Today’s consumers rely on a range of devices for inspiration, information, communication and entertainment – laptops, mobile phones, tablets, television, radio, gaming consoles and more.
They absorb and interact with content in different ways on each of these devices. Yet, at the same time, all these channels form part of connected media experience. Whether consumers use screens and devices sequentially or simultaneously, the devices they use are part of a seamless fabric from their point of view.
That means marketers need to take a multi-layered approach to content distribution to drive mobile, personalised, and interactive engagement across the media that customers use every day.
Let’s start with a quick look at some cross-screen and cross-media customer journeys, taking inspiration from a white paper from Microsoft that defines four common pathways:
Content Grazing: This is when consumers use two or more devices simultaneously to access content that isn’t necessarily related. This behaviour is also known as multitasking, but Microsoft says it’s actually “distraction behaviour”.
”Consumers are less concerned with getting things done and more focused on grabbing a quick moment of fun or escape,” according to Microsoft. To capture the interest of this user, brands must provide short, punchy content that cuts through a noisy environment and engages short attention spans.
Investigative Spider-Webbing: In this pathway, people consume related content on two or more devices at the same time. Usually, they’re looking for more information to complement the content they’re engaging with on a primary device.
For example, you know the actor in a TV series from somewhere and you want to find out what else he has appeared in, so you look it up on your tablet or smartphone. Marketers can capture consumers’ interest with more thoughtful content that meets their need to explore and know.
Social Spider-Webbing: Here, people are inspired to share their thoughts or ideas about something they’re engaging with or hear their peers’ opinions on something that has grabbed their attention. Perhaps, they’re interested in a new LCD television after seeing a display ad on their work PC and use their smartphone to ask their followers on Twitter what they think.

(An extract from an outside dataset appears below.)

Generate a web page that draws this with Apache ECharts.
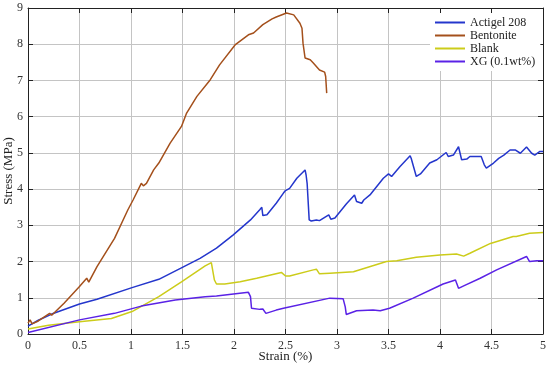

Or consider how that one particular episode of Game of Thrones recently set social networks on fire. Here, marketers should provide content that helps audiences connect with other people. Social media marketing is hard to do, but it is an environment that offers deep engagement.
Quantum: This is when a user begins an activity on one screen and continues it on another. The focus and linearity of this experience sets it apart from the others.
It’s business-like and transactional – typical scenarios are working, shopping and banking. Here, markets must offer content that is straightforward and helps the customer towards his or her goal.
Relationships with devices
It’s worth remembering as you navigate these pathways that people have different relationships with various devices and screens, and tailor engagements appropriately. The PC lends itself to deep engagement and detailed content; the smartphone is a personal device, where people resent intrusive marketing; radio is a constant background companion; and television provides the talking points for social interaction.”
It’s complex to map various customer journeys to different device interactions – especially when you start to think about the roles different screens play in different times of a consumer’s day and week. But it can help improve the relevance of – and engagement – with your content.
Implications for marketers
Numerous studies have shown that multi-screen behaviour is the default for most consumers, but it manifests itself in a number of ways. As their audiences combine devices in new ways for fun, work and social sharing, so marketers must seek to understand the how and why of different multiscreen customer pathways. Marketers should thus address consumers’ needs with a holistic content strategy that addresses different motivations, behaviours, and screens.